I have a job that I definitely need to keep a "clear" head and that is definitely not currently happening.


----------



## midgetmaid (Jul 22, 2010)

Hon, would your GP's office see you or call in a prescription?

Renee


----------



## Andros (Aug 26, 2009)

carreg said:


> Andros,
> I can truthfully say I have never felt this bad. My husband finally got through to the doctor's office Friday morning and the front office staff was no help. Although they said the endo wants to see me before the 19th, they have no openings. I feel if he could have talked directly to the doctor, he would have had me go right in. My husband got the impression from their attitude that if my symptoms got worse to just go to the ER. . . .
> I have a job that I definitely need to keep a "clear" head and that is definitely not currently happening.


This is unconscionable and a horrible horrible position for you! There has to be some way you can get started on Thyroxine replacement!
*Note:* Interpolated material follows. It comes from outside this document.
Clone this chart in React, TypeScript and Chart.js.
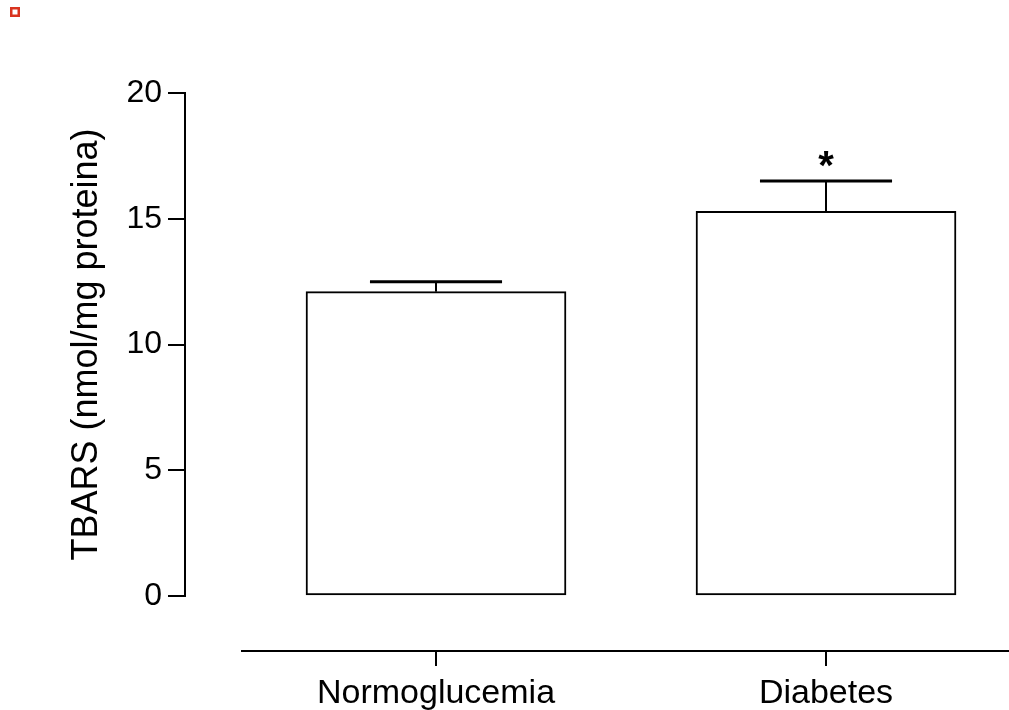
import React, { useEffect, useRef } from "react";
import { Chart, registerables } from "chart.js";

Chart.register(...registerables);

const categories = ["Normoglucemia", "Diabetes"];
const means = [12.1, 15.3];
const errorTops = [12.5, 16.5];
const significance = ["", "*"];
const yTicks = [0, 5, 10, 15, 20];
const yTitle = "TBARS (nmol/mg proteina)";

const FONT = "'Liberation Sans', Arial, Helvetica, sans-serif";

const decorPlugin = {
  id: "decor",
  afterDatasetsDraw(chart: any) {
    const ctx = chart.ctx;
    const xs = chart.scales.x;
    const ys = chart.scales.y;
    const area = chart.chartArea;
    const meta = chart.getDatasetMeta(0);
    ctx.save();
    // error bars + significance
    meta.data.forEach((el: any, i: number) => {
      const x = el.x;
      const yBar = el.y;
      const yTop = ys.getPixelForValue(errorTops[i]);
      const half = el.width * 0.254;
      ctx.strokeStyle = "#000";
      ctx.lineWidth = 2;
      ctx.beginPath();
      ctx.moveTo(x, yBar);
      ctx.lineTo(x, yTop);
      ctx.stroke();
      ctx.lineWidth = 3;
      ctx.beginPath();
      ctx.moveTo(x - half, yTop);
      ctx.lineTo(x + half, yTop);
      ctx.stroke();
      if (significance[i]) {
        ctx.fillStyle = "#000";
        ctx.font = `bold 40px ${FONT}`;
        ctx.textAlign = "center";
        ctx.textBaseline = "alphabetic";
        ctx.fillText(significance[i], x, yTop - 2);
      }
    });
    // detached x axis
    const axisY = area.bottom + 55;
    ctx.strokeStyle = "#000";
    ctx.lineWidth = 2;
    ctx.beginPath();
    ctx.moveTo(xs.getPixelForValue(-0.5), axisY);
    ctx.lineTo(chart.width, axisY);
    ctx.stroke();
    categories.forEach((_, i) => {
      const x = xs.getPixelForValue(i);
      ctx.beginPath();
      ctx.moveTo(x, axisY);
      ctx.lineTo(x, axisY + 15);
      ctx.stroke();
    });
    // small red marker top-left
    ctx.strokeStyle = "#d9341f";
    ctx.lineWidth = 2.5;
    ctx.strokeRect(11.25, 8.25, 7.5, 7.5);
    ctx.restore();
  },
};

export default function App() {
  const ref = useRef<HTMLCanvasElement | null>(null);
  useEffect(() => {
    if (!ref.current) return;
    const chart = new Chart(ref.current, {
      type: "bar",
      data: {
        datasets: [
          {
            data: categories.map((_, i) => ({ x: i, y: means[i] })),
            backgroundColor: "#ffffff",
            borderColor: "#000000",
            borderWidth: 2,
            borderSkipped: false,
            barThickness: 260,
          } as any,
        ],
      },
      options: {
        responsive: false,
        animation: false,
        layout: { padding: { left: 12, top: 93, right: 0, bottom: 0 } },
        plugins: { legend: { display: false }, tooltip: { enabled: false } },
        scales: {
          x: {
            type: "linear",
            offset: false,
            min: -0.6436,
            max: 1.4692,
            afterBuildTicks: (s: any) => {
              s.ticks = categories.map((_, i) => ({ value: i }));
            },
            afterFit: (s: any) => {
              s.height = 114;
            },
            ticks: {
              callback: (v: any) => categories[v] ?? "",
              font: { family: FONT, size: 34 },
              color: "#000",
              padding: 77,
              autoSkip: false,
              maxRotation: 0,
            },
            grid: { display: false, drawTicks: false, offset: false },
            border: { display: false },
          },
          y: {
            min: 0,
            max: 20,
            afterBuildTicks: (s: any) => {
              s.ticks = yTicks.map((v) => ({ value: v }));
            },
            afterFit: (s: any) => {
              s.width = 173;
            },
            ticks: {
              font: { family: FONT, size: 32 },
              color: "#000",
              padding: 6,
            },
            grid: {
              drawOnChartArea: false,
              drawTicks: true,
              tickLength: 17,
              color: "#000",
              lineWidth: 2,
            },
            border: { display: true, color: "#000", width: 2 },
            title: {
              display: true,
              text: yTitle,
              font: { family: FONT, size: 36 },
              color: "#000",
              padding: { top: 53, bottom: 21 },
            },
          },
        },
      } as any,
      plugins: [decorPlugin],
    });
    return () => chart.destroy();
  }, []);
  return (
    <div style={{ position: "absolute", left: 0, top: 0, width: 1009, height: 710 }}>
      <canvas ref={ref} width={1009} height={710} style={{ display: "block", width: 1009, height: 710 }} />
    </div>
  );
}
Do you have an urgent care facility in your area?

{{{{carreg}}}}


----------



## carreg (Aug 10, 2011)

Andros & midgetmaid,
I think my GP will be able to help Tuesday. However, I know I would not be able to get through to him this weekend because his after hours on call go through our local hospital. I'm sure he will be livid that the endo's front office staff was no help. I am praying the symptoms don't progress to the point that I have to go to the ER, however, at this point I'm not so sure . . . .
I like my endo, but I think this may be the last straw with the front office staff. At the very least, they should have squeezed me in Friday knowing this was Labor Day weekend. As a matter of fact, my endo should have called in a prescription to at least get me started on meds.
My husband asked me how I was feeling this morning and my reply was, "I would not wish this on my worse enemy!" I am so thankful for his patience and understanding because, unfortunately, he has had to take the brunt of my feeling so bad . . . .
The worse symptoms I am having today is the more frequent feeling of the blood rushing to my head, dizziness, brain fog, achy joints, and headache . . .
I knew the RAI was not going to be a quick or easy fix. However, I never imagined feeling this bad . . . . .:sad0049:


----------



## carreg (Aug 10, 2011)

Well, I did end up in the ER yesterday evening. Symptoms were getting much worse. They did another TSH and T4. The TSH came back at 84 up from 54 on the 27th of August. They actually redid the test because they thought the first test was a mistake. I don't remember what the T4 was because the "brain fog" was taking over, but I remember it came back very low. They started me on Synthroid, maintenance dose. I think the ER doctor was really surprised that the endocrinologist at the very least did not call in a prescription this past Friday to get me started on replacement therapy.
I know this is not going to be a quick fix and I still have a long road ahead, but it is a start. I will be following up with my family doctor tomorrow. I have a feeling he will be making a phone call to the endocrinologist voicing his displeasure over not taking any action this past Friday especially with this being Labor Day weekend . . . . .


----------



## midgetmaid (Jul 22, 2010)

Thank God! You're right-it will take time to feel better, but now you will be headed in the right direction. Try to get as much rest as possible.

Renee


----------